The mere fact that the defendant has years ago served his sentence does not render an invalid sentence valid. A defendant has a right to be properly sentenced.

It is clear that the sentence imposed on October 24,1931 must be vacated in the interests of justice.

Nor does the mere vacatur of the sentence correct the obvious error which appears in the court records. Regardless of the fact that the defendant was not represented by counsel either upon his original arraignment or at the time of his plea or at the time of sentence, nor that he “ waived ” counsel, nor even, as he claims, he was not advised of his right to counsel, his recorded plea of guilty as a second offender was a nullity since he was not so indicted.

Fortunately, this court does not feel that it is necessary to find that the Trial Judge, who was an eminently fair, experienced *47and qualified jurist failed to perform the most fundamental duty he had to perform — that of informing a defendant of his right to counsel.

Enough appears as a matter of record to make it necessary for this court in the interests of justice and due process of law to vacate the sentence heretofore imposed on October 24, 1931 and to direct that the defendant be produced before the court for such purpose.

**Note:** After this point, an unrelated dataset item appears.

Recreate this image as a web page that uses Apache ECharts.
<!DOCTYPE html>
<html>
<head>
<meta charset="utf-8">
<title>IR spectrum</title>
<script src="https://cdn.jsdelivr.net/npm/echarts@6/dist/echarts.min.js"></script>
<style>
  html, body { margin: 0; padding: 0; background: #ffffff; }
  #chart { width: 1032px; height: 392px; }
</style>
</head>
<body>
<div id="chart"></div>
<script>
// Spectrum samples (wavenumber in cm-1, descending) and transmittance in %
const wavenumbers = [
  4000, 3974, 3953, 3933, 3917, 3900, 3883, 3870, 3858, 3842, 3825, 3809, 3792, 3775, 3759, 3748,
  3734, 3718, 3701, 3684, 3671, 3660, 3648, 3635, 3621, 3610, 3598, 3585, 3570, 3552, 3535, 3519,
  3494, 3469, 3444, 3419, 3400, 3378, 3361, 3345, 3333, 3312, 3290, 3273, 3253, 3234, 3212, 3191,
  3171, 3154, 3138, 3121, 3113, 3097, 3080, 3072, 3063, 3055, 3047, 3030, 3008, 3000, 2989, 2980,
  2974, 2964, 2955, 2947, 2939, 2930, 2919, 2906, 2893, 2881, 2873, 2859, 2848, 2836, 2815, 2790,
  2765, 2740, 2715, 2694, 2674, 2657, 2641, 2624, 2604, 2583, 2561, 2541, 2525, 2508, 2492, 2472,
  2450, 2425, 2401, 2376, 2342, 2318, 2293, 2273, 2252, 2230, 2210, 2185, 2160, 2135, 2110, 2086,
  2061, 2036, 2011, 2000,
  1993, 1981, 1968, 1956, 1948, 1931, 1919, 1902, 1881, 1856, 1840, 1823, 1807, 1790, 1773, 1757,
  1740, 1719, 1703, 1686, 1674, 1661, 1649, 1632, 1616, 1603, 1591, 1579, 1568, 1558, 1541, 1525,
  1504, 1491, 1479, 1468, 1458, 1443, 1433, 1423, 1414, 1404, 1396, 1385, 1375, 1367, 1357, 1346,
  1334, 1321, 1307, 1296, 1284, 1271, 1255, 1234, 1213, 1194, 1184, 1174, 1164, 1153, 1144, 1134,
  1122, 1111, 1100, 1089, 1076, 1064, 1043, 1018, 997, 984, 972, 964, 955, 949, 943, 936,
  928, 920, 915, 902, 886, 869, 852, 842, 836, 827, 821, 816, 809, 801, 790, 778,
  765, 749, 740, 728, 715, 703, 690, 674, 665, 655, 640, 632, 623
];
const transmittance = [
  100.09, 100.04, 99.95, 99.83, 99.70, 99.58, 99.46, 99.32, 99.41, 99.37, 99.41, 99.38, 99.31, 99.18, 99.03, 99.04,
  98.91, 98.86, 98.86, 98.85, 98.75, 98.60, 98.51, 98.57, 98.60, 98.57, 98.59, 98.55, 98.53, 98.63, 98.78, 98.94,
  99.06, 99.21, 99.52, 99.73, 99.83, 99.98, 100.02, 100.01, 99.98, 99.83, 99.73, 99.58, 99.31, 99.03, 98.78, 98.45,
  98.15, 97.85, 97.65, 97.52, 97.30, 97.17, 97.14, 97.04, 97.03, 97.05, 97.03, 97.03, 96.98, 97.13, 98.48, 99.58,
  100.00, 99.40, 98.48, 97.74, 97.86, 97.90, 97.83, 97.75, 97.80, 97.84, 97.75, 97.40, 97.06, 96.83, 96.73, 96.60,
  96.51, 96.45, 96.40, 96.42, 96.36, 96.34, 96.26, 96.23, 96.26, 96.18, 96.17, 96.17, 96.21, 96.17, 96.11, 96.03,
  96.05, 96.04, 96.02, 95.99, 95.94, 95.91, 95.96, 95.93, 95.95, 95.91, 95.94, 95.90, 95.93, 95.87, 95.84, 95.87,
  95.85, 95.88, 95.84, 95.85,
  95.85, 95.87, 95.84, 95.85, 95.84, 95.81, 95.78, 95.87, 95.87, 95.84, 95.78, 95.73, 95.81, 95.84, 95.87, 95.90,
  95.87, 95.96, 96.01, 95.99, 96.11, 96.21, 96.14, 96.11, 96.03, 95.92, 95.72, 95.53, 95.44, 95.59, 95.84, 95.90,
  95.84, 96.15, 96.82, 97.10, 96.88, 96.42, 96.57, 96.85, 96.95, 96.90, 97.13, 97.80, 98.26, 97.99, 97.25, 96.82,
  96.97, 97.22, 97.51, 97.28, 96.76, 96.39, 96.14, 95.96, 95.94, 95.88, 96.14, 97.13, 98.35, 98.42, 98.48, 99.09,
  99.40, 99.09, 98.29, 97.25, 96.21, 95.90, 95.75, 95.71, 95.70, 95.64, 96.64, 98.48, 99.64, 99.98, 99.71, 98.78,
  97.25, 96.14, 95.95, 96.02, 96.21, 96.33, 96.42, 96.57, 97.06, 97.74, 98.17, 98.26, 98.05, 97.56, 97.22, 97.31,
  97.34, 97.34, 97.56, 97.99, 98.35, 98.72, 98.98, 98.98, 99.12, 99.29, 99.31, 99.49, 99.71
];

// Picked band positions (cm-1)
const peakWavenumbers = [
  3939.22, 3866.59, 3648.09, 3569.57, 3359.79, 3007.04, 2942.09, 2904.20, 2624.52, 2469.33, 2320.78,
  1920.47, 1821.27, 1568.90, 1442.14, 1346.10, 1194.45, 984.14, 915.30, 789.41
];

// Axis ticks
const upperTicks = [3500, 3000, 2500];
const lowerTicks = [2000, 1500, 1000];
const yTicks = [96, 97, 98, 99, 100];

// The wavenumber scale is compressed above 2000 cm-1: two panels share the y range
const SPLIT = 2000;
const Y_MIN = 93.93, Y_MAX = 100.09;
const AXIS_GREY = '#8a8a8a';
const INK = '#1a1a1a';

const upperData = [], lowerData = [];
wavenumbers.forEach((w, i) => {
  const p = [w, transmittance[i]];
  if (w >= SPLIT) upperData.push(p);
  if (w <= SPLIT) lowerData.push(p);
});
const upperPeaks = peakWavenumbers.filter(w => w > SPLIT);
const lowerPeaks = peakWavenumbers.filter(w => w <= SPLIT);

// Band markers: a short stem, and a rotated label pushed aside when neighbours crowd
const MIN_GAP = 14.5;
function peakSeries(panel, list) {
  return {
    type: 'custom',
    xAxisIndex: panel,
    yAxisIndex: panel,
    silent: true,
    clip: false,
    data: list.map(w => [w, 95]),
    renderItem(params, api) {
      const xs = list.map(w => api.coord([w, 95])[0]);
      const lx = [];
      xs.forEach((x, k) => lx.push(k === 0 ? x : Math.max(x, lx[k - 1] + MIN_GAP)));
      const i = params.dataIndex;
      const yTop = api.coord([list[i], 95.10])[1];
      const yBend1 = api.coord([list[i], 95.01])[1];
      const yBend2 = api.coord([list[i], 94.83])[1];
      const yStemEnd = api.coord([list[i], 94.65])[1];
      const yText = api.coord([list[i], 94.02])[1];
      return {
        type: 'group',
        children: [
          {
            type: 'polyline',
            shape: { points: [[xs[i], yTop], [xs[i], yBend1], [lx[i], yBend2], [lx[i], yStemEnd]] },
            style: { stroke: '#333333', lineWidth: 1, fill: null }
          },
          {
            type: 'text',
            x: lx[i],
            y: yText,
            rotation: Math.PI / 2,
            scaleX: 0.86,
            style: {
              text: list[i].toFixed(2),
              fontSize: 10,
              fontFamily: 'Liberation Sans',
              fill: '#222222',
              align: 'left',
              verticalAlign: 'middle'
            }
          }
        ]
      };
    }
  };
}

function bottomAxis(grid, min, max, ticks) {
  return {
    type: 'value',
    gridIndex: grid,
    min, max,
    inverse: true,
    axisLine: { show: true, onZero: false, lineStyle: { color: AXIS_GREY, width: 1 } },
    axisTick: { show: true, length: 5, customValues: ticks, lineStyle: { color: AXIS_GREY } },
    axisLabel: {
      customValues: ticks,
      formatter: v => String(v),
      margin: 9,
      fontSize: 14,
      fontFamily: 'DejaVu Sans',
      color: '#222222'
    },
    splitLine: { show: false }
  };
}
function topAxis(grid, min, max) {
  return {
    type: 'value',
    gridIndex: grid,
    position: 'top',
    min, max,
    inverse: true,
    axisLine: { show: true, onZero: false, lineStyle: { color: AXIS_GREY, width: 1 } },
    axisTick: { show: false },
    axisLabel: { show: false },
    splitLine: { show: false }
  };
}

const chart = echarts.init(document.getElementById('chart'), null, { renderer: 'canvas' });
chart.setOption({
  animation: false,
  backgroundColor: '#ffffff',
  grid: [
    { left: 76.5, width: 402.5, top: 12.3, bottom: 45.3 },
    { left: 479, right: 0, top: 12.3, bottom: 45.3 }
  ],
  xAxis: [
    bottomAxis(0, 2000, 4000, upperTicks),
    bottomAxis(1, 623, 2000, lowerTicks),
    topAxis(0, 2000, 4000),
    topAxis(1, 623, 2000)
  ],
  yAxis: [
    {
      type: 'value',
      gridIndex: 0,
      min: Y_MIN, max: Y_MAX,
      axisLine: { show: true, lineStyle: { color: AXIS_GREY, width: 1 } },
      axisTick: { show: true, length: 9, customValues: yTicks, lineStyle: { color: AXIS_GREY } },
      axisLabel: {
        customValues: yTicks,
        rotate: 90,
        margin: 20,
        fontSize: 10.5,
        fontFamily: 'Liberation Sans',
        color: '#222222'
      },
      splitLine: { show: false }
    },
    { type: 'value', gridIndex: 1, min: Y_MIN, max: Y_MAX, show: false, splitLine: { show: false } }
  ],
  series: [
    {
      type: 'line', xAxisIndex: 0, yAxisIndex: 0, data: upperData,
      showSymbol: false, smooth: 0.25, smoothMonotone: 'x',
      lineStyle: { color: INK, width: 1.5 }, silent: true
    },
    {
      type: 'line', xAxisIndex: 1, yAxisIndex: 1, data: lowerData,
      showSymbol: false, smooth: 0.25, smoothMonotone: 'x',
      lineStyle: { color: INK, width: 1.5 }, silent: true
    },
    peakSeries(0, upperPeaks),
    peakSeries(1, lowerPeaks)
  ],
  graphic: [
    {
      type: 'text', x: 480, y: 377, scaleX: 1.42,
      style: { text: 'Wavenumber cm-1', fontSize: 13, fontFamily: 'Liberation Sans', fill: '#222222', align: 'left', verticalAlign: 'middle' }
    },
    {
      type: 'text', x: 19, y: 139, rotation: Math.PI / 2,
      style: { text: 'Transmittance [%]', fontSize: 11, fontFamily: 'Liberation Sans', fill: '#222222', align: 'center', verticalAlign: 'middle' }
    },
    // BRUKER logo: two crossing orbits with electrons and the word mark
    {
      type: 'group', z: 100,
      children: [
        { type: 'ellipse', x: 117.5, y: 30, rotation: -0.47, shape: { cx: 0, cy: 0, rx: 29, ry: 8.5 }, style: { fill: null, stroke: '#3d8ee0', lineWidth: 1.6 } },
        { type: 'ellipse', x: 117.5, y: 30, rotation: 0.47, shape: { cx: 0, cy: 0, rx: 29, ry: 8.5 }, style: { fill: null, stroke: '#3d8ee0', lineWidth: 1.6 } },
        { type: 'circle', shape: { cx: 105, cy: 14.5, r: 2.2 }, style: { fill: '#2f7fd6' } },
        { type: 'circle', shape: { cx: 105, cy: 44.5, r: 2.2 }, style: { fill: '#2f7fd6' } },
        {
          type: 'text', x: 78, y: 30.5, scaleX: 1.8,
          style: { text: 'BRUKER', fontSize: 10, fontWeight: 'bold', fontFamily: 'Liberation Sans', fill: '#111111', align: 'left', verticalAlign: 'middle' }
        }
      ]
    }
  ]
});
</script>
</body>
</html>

At such time, defendant is entitled to be returned to the status he possessed prior to the original sentence. (People v. Sullivan, 3 N Y 2d 196.)

In view of the fact that the record discloses an unauthorized plea of guilty as a second offender, defendant will be within his rights if he is so advised to apply at that time to withdraw his plea of guilty as incorrectly recorded in the court’s minutes. (See People v. O’Neill, 7 A D 2d 997.)

An order may be submitted accordingly directing that the defendant be returned to this court at the Rome Trial Term on September 12, 1961 for the purpose of vacatur of the sentence imposed and for further proceedings in connection therewith.